不一会,几个牢役小跑过来,打开牢门。他们摆上一张桌子,上置酒器和精美食物。
曹窥机走了进来。
“牧野,你受苦了。”
“牧野参见丞相。”
“来,坐,老夫亲自为你斟酒。”
两人坐定。
“今日丞相前来,所为何事?”
“自然为你而来。”
“为我?”
“我在朝堂上与皇上争论,力求保你,谁知皇上却一意孤行,非要定你死罪。”
牧野面露愁容。
丞相做掩泣状。
“你上次来帝都找我,我便见你英雄少年,心生敬意。只是当时老夫愚钝。”
“丞相不必多说,当时黑衣组织派人伪装长老出手,且罪证做齐,一时误解也可以理解。”
“我当时已经犯错,这次绝不能再犯错!”
牧野眼中露出光芒。
“你处死刑的时日已经定好,我本想偷梁换柱,但那日皇上将会亲临,这自然做不得。”
“那如何是好?”
“我打算派人劫法场,你且听我细细道来,免得漏听了什么细节。

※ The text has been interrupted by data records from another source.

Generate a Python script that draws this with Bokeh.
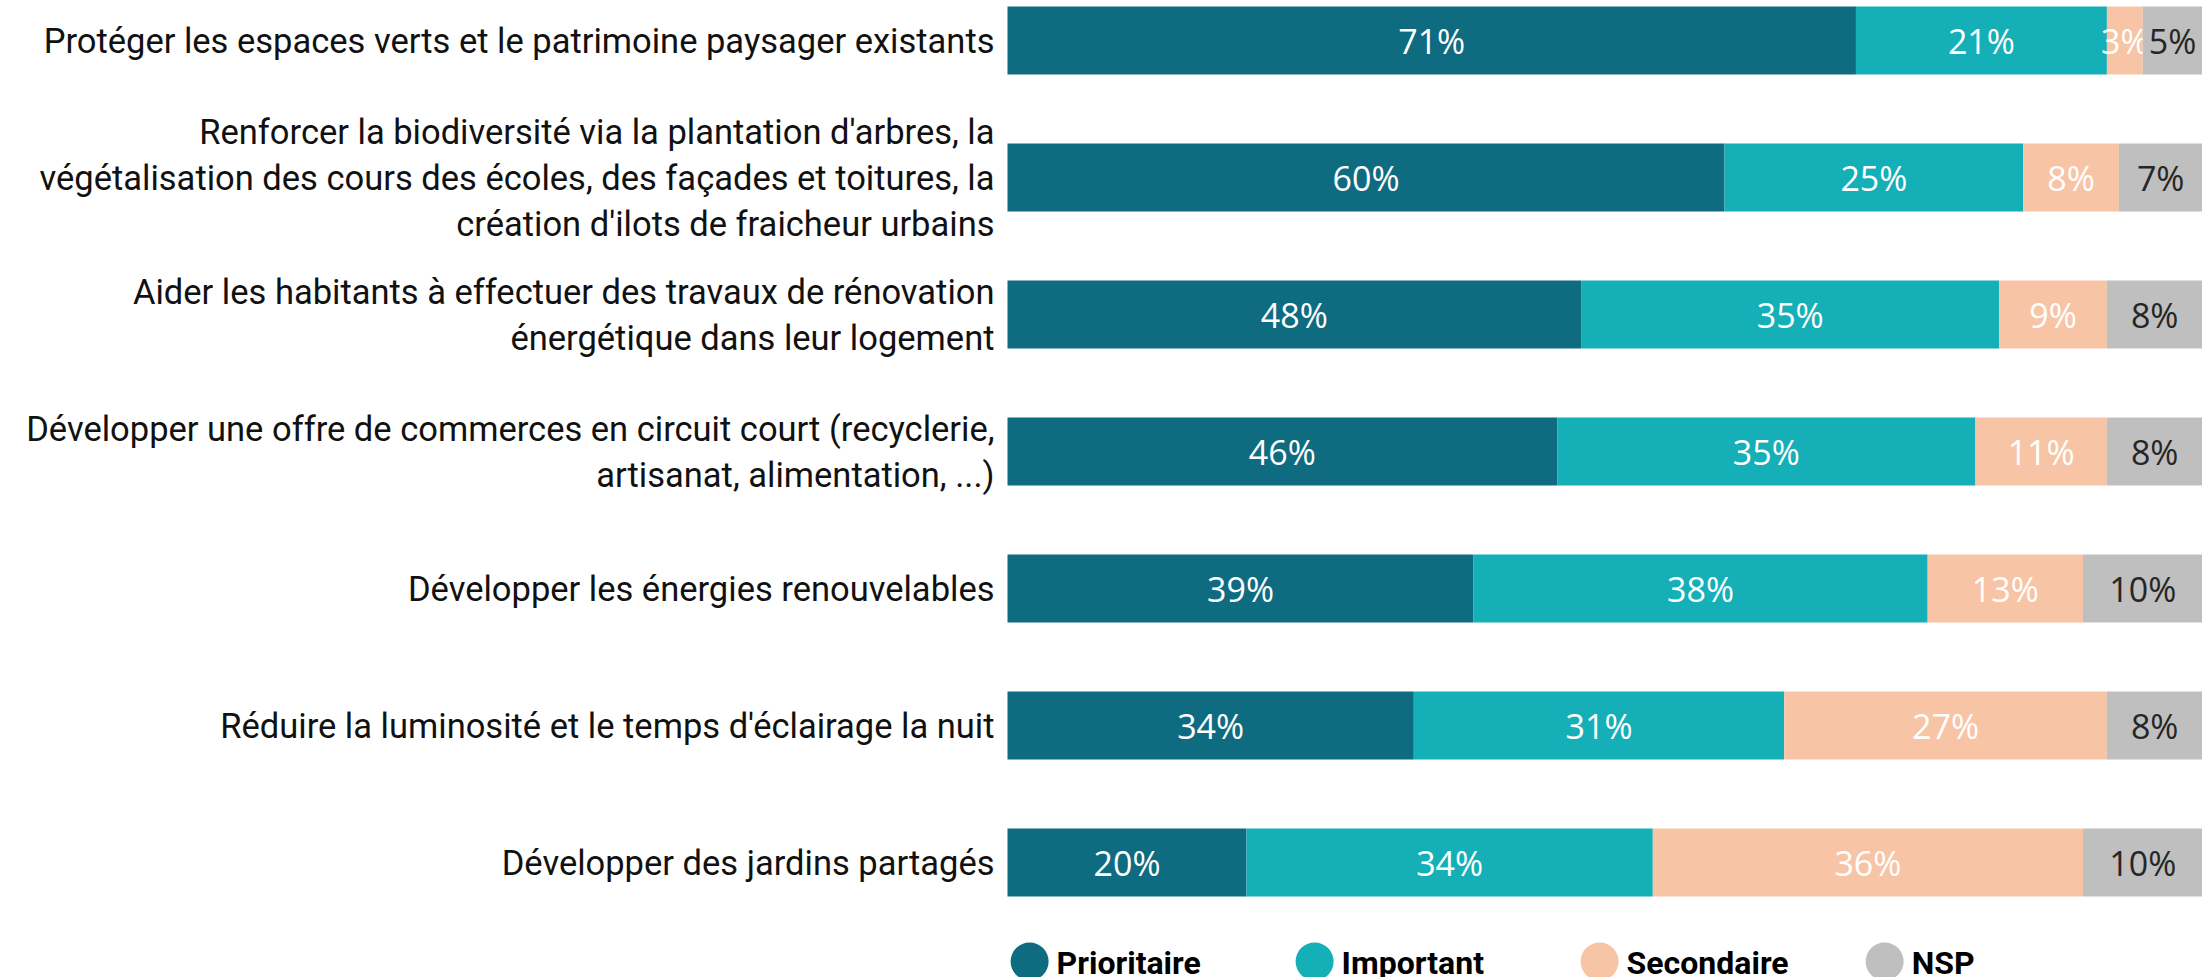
import numpy as np
from bokeh.plotting import figure
from bokeh.models import Range1d, ColumnDataSource
from bokeh.core.properties import value
from bokeh.embed import file_html
from bokeh.resources import INLINE

categories = [
    "Protéger les espaces verts et le patrimoine paysager existants",
    "Renforcer la biodiversité via la plantation d'arbres, la\nvégétalisation des cours des écoles, des façades et toitures, la\ncréation d'ilots de fraicheur urbains",
    "Aider les habitants à effectuer des travaux de rénovation\nénergétique dans leur logement",
    "Développer une offre de commerces en circuit court (recyclerie,\nartisanat, alimentation, ...)",
    "Développer les énergies renouvelables",
    "Réduire la luminosité et le temps d'éclairage la nuit",
    "Développer des jardins partagés",
]
series_names = ["Prioritaire", "Important", "Secondaire", "NSP"]
prioritaire = [71, 60, 48, 46, 39, 34, 20]
important = [21, 25, 35, 35, 38, 31, 34]
secondaire = [3, 8, 9, 11, 13, 27, 36]
nsp = [5, 7, 8, 8, 10, 8, 10]

colors = ["#0F6B80", "#14AFB7", "#F7C5A5", "#BFBFBF"]
label_colors = ["#FFFFFF", "#FFFFFF", "#FFFFFF", "#262626"]

W, H = 2202, 977
x0_px = 1007.0          # pixel position of 0 %
px_per_pct = 11.95
row_px = 137.0
first_center_px = 40.0

x_start = -x0_px / px_per_pct
x_end = (W - x0_px) / px_per_pct
y_top = -first_center_px / row_px
y_bottom = (H - first_center_px) / row_px

p = figure(width=W, height=H, output_backend="svg", toolbar_location=None,
           x_range=Range1d(x_start, x_end), y_range=Range1d(y_bottom, y_top),
           min_border=0, outline_line_color=None)
p.axis.visible = False
p.grid.visible = False
p.background_fill_color = "white"
p.border_fill_color = "white"

idx = np.arange(len(categories))
series = [np.array(prioritaire), np.array(important), np.array(secondaire), np.array(nsp)]
left = np.zeros(len(categories))
for s, vals in enumerate(series):
    right = left + vals
    src = ColumnDataSource(dict(y=idx, left=left, right=right,
                                mid=(left + right) / 2,
                                lab=[f"{v}%" for v in vals]))
    p.hbar(y="y", left="left", right="right", height=68 / row_px, source=src,
           fill_color=colors[s], line_color=None)
    p.text(x="mid", y="y", text="lab", source=src, text_align="center",
           text_baseline="middle", text_font=value("Open Sans"),
           text_font_size="34px", text_color=label_colors[s])
    left = right

cat_src = ColumnDataSource(dict(x=np.zeros(len(categories)), y=idx, t=categories))
p.text(x="x", y="y", text="t", source=cat_src, x_offset=-13, text_align="right",
       text_baseline="middle", text_font=value("Roboto"), text_font_size="34.5px",
       text_color="#111111", text_line_height=1.15)

# legend
leg_y = (961 - first_center_px) / row_px
leg_x = [1.85 + 23.85 * i for i in range(4)]
p.scatter(x=leg_x, y=[leg_y] * 4, size=38, marker="circle",
          fill_color=colors, line_color=None)
p.text(x=leg_x, y=[leg_y] * 4, text=series_names, x_offset=27, y_offset=1,
       text_align="left", text_baseline="middle", text_font=value("Roboto"),
       text_font_style="bold", text_font_size="32px", text_color="#000000")

open("out.html", "w").write(file_html(p, INLINE))
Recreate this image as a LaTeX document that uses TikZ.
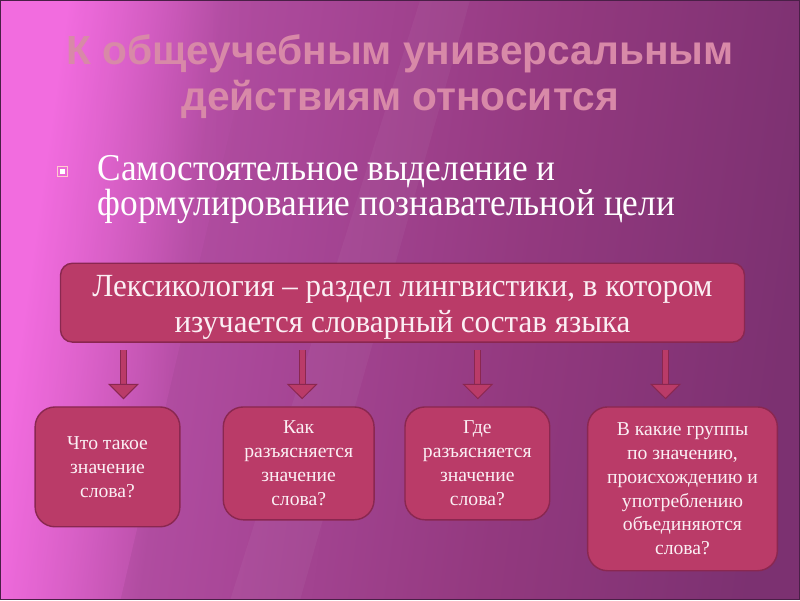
\documentclass[tikz,border=0pt]{standalone}
\usepackage{fontspec}
\setmainfont{Liberation Serif}
\setsansfont{Liberation Sans}
\newfontfamily\goalfont{Liberation Serif}[FakeStretch=0.93]
\newfontfamily\lexfont{Liberation Serif}[FakeStretch=0.96]
\usetikzlibrary{arrows.meta,fadings}

\definecolor{bgpink}{HTML}{F26CDF}
\definecolor{bgmid}{HTML}{B04CA0}
\definecolor{bgdeep}{HTML}{93397F}
\definecolor{bgdark}{HTML}{7C3171}
\definecolor{titlepink}{HTML}{D889A8}
\definecolor{boxfill}{HTML}{BA3B68}
\definecolor{boxedge}{HTML}{8A2750}
\definecolor{boxtext}{HTML}{FBEFF4}
\definecolor{frame}{HTML}{4A1F47}

\pgfdeclarehorizontalshading{slidebg}{100bp}{color(0bp)=(bgpink); color(26bp)=(bgpink); color(36bp)=(bgmid); color(58bp)=(bgdeep); color(75bp)=(bgdark); color(100bp)=(bgdark)}

\begin{document}
\begin{tikzpicture}[x=0.025cm,y=-0.025cm,
    title/.style={text=titlepink,align=center,font=\sffamily\bfseries\fontsize{29}{33}\selectfont},
    goaltext/.style={text=white,align=left,inner sep=0pt,font=\goalfont\fontsize{27}{25}\selectfont},
    lexbox/.style={draw=boxedge,line width=1pt,fill=boxfill,rounded corners=0.3cm,text=boxtext,inner ysep=0pt,
        align=center,font=\lexfont\fontsize{23}{25.5}\selectfont,minimum width=17.125cm,minimum height=1.975cm},
    qbox/.style={draw=boxedge,line width=1pt,fill=boxfill,rounded corners=0.5cm,text=boxtext,
        align=center,font=\fontsize{14}{17}\selectfont},
    blockarrow/.style={draw=boxedge,line width=0.7pt,double=boxfill,double distance=3.4pt,
        -{Triangle[length=11pt,width=22pt,fill=boxfill]},shorten >=0.175cm}]

    % slide background
    \shade[shading=slidebg,shading angle=-8] (0,0) rectangle (800,600);
    \fill[bgpink,opacity=0.35,path fading=east] (0,120) -- (90,0) -- (260,0) -- (120,600) -- (0,600) -- cycle;
    \fill[white,opacity=0.04] (230,600) -- (420,0) -- (470,0) -- (300,600) -- cycle;
    \draw[frame,line width=1pt] (0,0) rectangle (800,600);

    \node[title] (ttl) at (400,76) {К общеучебным универсальным\\действиям относится};

    \node[draw=pink!80!white,line width=0.9pt,minimum size=0.26cm,inner sep=0pt] (bul) at (62,171) {};
    \node[fill=white,minimum size=0.13cm,inner sep=0pt] (buldot) at (bul) {};
    \node[goaltext,anchor=north west] (goal) at (97,155) {Самостоятельное выделение и\\формулирование познавательной цели};

    \node[lexbox] (lex) at (402.5,302.5) {\rule{0pt}{22pt}Лексикология – раздел лингвистики, в котором\\изучается словарный состав языка};

    \node[qbox,minimum width=3.625cm,minimum height=3cm] (q1) at (107,467) {Что такое\\значение\\слова?};
    \node[qbox,minimum width=3.775cm,minimum height=2.825cm] (q2) at (298.5,463.5) {Как\\разъясняется\\значение\\слова?};
    \node[qbox,minimum width=3.625cm,minimum height=2.825cm] (q3) at (477.5,463.5) {Где\\разъясняется\\значение\\слова?};
    \node[qbox,minimum width=4.75cm,minimum height=4.1cm] (q4) at (683,489) {В какие группы\\по значению,\\происхождению и\\употреблению\\объединяются\\слова?};

    \coordinate (a1) at (123,350);
    \coordinate (a2) at (302,350);
    \coordinate (a3) at (478,350);
    \coordinate (a4) at (666,350);

    \foreach \i in {1,...,4}
        \draw[blockarrow] (a\i) -- (a\i |- q\i.north);

\end{tikzpicture}
\end{document}
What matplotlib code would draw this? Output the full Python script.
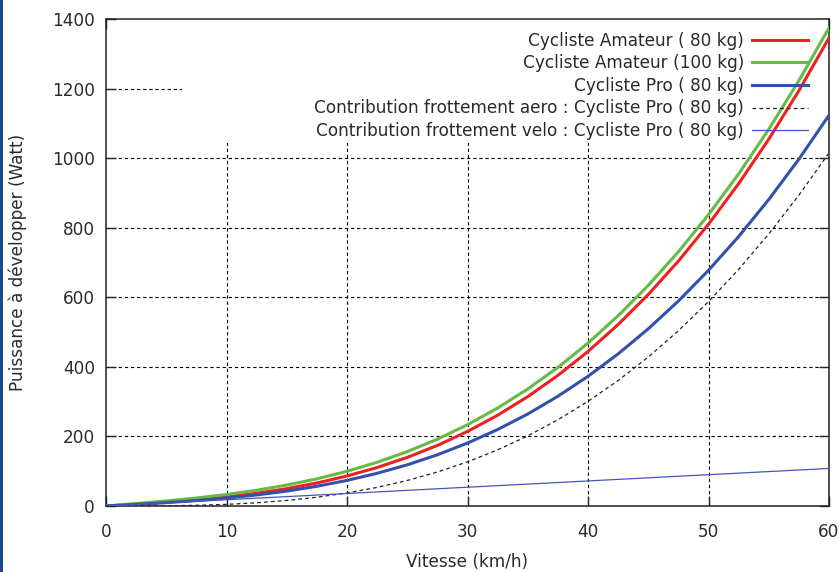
import matplotlib
matplotlib.use("Agg")
import matplotlib.pyplot as plt
from matplotlib.patches import Rectangle

# vitesse (km/h)
vitesse = [0, 2.5, 5, 7.5, 10, 12.5, 15, 17.5, 20, 22.5, 25, 27.5, 30,
           32.5, 35, 37.5, 40, 42.5, 45, 47.5, 50, 52.5, 55, 57.5, 60]

# puissance (W)
amateur_80 = [0, 5.2, 11.0, 17.8, 26.2, 36.7, 49.9, 66.2, 86.3, 110.6, 139.7,
              174.1, 214.3, 260.9, 314.4, 375.4, 444.2, 521.6, 608.0, 704.0,
              810.0, 926.6, 1054.4, 1193.9, 1345.6]
amateur_100 = [0, 7.0, 14.5, 23.0, 33.1, 45.3, 60.2, 78.1, 99.8, 125.7, 156.3,
               192.1, 233.7, 281.6, 336.4, 398.4, 468.4, 546.8, 634.1, 730.8,
               837.5, 954.7, 1082.9, 1222.7, 1374.6]
pro_80 = [0, 4.6, 9.6, 15.5, 22.7, 31.7, 42.9, 56.7, 73.6, 94.0, 118.4,
          147.2, 180.9, 219.8, 264.5, 315.4, 372.8, 437.3, 509.3, 589.2,
          677.5, 774.6, 881.0, 997.0, 1123.2]
aero_pro = [0, 0.1, 0.6, 2.0, 4.7, 9.2, 15.9, 25.2, 37.6, 53.5, 73.4, 97.7,
            126.9, 161.3, 201.5, 247.9, 300.8, 360.8, 428.3, 503.7, 587.5,
            680.1, 782.0, 893.5, 1015.2]
velo_pro = [0, 4.5, 9.0, 13.5, 18.0, 22.5, 27.0, 31.5, 36.0, 40.5, 45.0,
            49.5, 54.0, 58.5, 63.0, 67.5, 72.0, 76.5, 81.0, 85.5, 90.0, 94.5,
            99.0, 103.5, 108.0]

labels = ["Cycliste Amateur ( 80 kg)",
          "Cycliste Amateur (100 kg)",
          "Cycliste Pro ( 80 kg)",
          "Contribution frottement aero : Cycliste Pro ( 80 kg)",
          "Contribution frottement velo : Cycliste Pro ( 80 kg)"]

xticks = [0, 10, 20, 30, 40, 50, 60]
yticks = [0, 200, 400, 600, 800, 1000, 1200, 1400]

plt.rcParams['font.family'] = ['DejaVu Sans']
FS = 12.2
TXT = '#2a2a2a'

fig = plt.figure(figsize=(8.39, 5.72), dpi=100)
ax = fig.add_axes([106 / 839, 66 / 572, 723 / 839, 487 / 572])

ax.plot(vitesse, amateur_80, color='#ee2020', lw=2.2, label=labels[0], zorder=3)
ax.plot(vitesse, amateur_100, color='#66bb44', lw=2.2, label=labels[1], zorder=3)
ax.plot(vitesse, pro_80, color='#3350aa', lw=2.2, label=labels[2], zorder=3)
ax.plot(vitesse, aero_pro, color='#222222', lw=0.9, ls=(0, (3, 2.5)),
        label=labels[3], zorder=3)
ax.plot(vitesse, velo_pro, color='#4455bb', lw=0.9, label=labels[4], zorder=3)

ax.set_xlim(0, 60)
ax.set_ylim(0, 1400)
ax.set_xticks(xticks)
ax.set_yticks(yticks)

ax.set_axisbelow(True)
ax.grid(True, color='black', lw=0.8, ls=(0, (3, 2.5)))
# pas de grille sur les bords du cadre
for gl in (ax.xaxis.get_gridlines()[0], ax.xaxis.get_gridlines()[-1],
           ax.yaxis.get_gridlines()[0], ax.yaxis.get_gridlines()[-1]):
    gl.set_visible(False)

# zone blanche de la legende, qui cache la grille
ax.add_patch(Rectangle((76 / 723, 363 / 487), 1 - 76 / 723, 1 - 363 / 487,
                       transform=ax.transAxes, facecolor='white',
                       edgecolor='none', zorder=1))

ax.tick_params(direction='in', length=7, width=1, top=True, right=True,
               labelsize=FS, labelcolor=TXT, color='#222222')
ax.tick_params(axis='x', pad=12)
ax.tick_params(axis='y', pad=8)
for s in ax.spines.values():
    s.set_linewidth(1.1)
    s.set_color('#222222')

ax.set_xlabel("Vitesse (km/h)", fontsize=FS, color=TXT, labelpad=9)
ax.set_ylabel("Puissance à développer (Watt)", fontsize=FS, color=TXT, labelpad=18)

leg = ax.legend(loc='upper right', bbox_to_anchor=(1 - 8 / 723, 1),
                frameon=False, markerfirst=False, fontsize=FS,
                handlelength=3.3, handletextpad=0.5, labelspacing=0.27,
                borderpad=0.75, borderaxespad=0)
leg.set_zorder(5)
for t in leg.get_texts():
    t.set_color(TXT)

# bord bleu a gauche
fig.add_artist(Rectangle((0, 0), 3 / 839, 1, transform=fig.transFigure,
                         facecolor='#1a4a88', edgecolor='none'))

fig.savefig("out.png", dpi=100)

”
李牧野被处刑的消息传遍了汉唐各地。
五岳弟子们一同上书求情。
虽然韭菜等事牧野坑人不浅,但秘境中那几口包子的情谊却也真切。
然而,即便如此,皇上依旧不肯松口。
华山派掌门立于李家坟前,无奈叹气,恨自己无能。
嵩山山脚,林与海和王泽整装上马,策马前行。
“师妹,不知我们能否赶到?”
“赶不到也得赶,即使有一线希望,我们也当为牧野助力!”
新雅阁内,李诗雅因为自称的丈夫李牧野将处死刑,请假休整。
一位公子哥正在饮酒,观赏新的歌者唱曲。
一名剑客走到他身旁,坐下。
“这位小哥,怎么不见头牌李诗雅?”
“哎?你不知道呀。那李诗雅的丈夫李牧野被判处死刑,现在不知在哪哭哩!”
公子哥将那日台上李诗雅、李牧野、漆漆三人之事详尽告知。
剑客摇头。
“那李牧野要是被设计陷害,岂不悲惨?”
“嘘,这话可别让其他人听见,皇上正因为这事生气呢。这要传到皇上的耳朵里,咱们俩人人头不保。”
但那公子哥又摇头,叹气。
“谁说不是呢?小爷我从来没听说李诗雅有个丈夫,那日居然突然宣布。台子上那李牧野和漆公主的动作也很僵硬。此事有点门道。”
公子哥想继续评头论足,剑客却早已离去。
听完公子哥言语的周墨站在新雅阁前,拉低了斗笠的帽檐。